But if there was an honest statement to the customers that the bank would help them break the law, that was about as far as the honesty went. The subsequent brazenness is breathtaking. When the story was broken by RTÉ, NIB sent letters to all of its clients saying that it was all lies. When it emerged that a letter accompanying an internal NIB investment bulletin had referred to "the people who have money invested offshore already or whose money is 'Hot'," we got straight-faced denials that hot money meant hot money. Beverley Flynn told the High Court, on oath, that "hot" in this context might have meant "a person who was 'hot' for an investment or pension, somebody about to do business". One of her colleagues told the inspectors that "hot money" meant "hot prospects".

The complete shamelessness continued. Beverley Flynn, knowing that she had helped to cheat the honest citizens of Ireland, continued to see herself as a fit person for high offices of State, and went all the way to the Supreme Court in an attempt to vindicate the good name she believed she deserved. NIB effectively refused to co-operate with the inspectors appointed by the High Court for a full year. It still hasn't paid back all the money that it stole from its customers. Almost unbelievably, even by the standards of the barefaced behaviour that characterises this whole saga, when it did recompense customers it deducted charges for the overdrafts that some of them had been forced into because the bank was stealing their money.

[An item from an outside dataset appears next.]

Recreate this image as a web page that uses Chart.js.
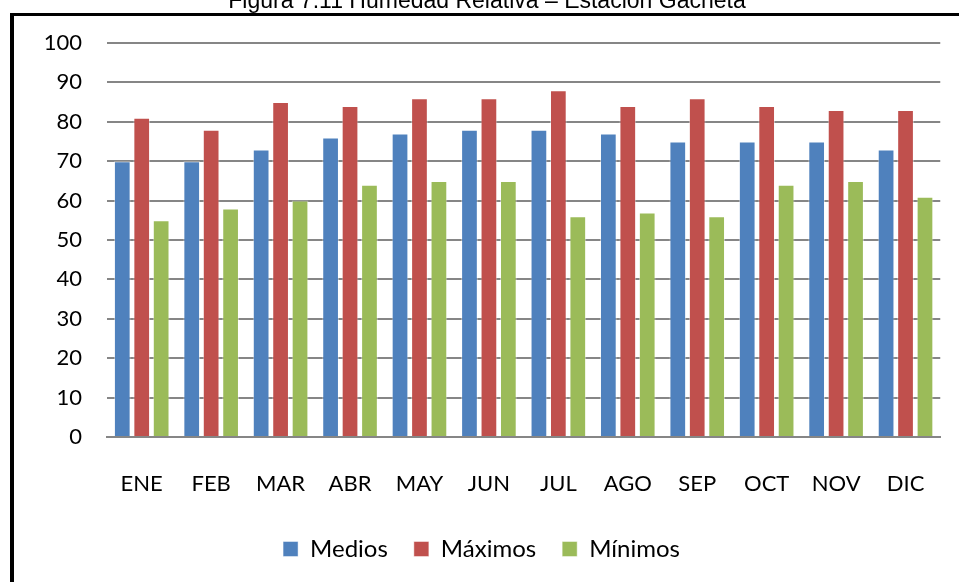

And through all of this, until a few whistleblowers talked to RTÉ, no one did anything. No ordinary bank officials went to their union to complain that they were being forced to engage in a criminal conspiracy. No professional auditor or accountant went to the Garda. No director resigned in protest at the prospect of being paid in dirty money. This is what is truly frightening. All societies have crooks and scam-merchants, but when organised crime is regarded as normal, and those who perpetrate it are elected to parliament, you're looking at a society that is morally brain-dead.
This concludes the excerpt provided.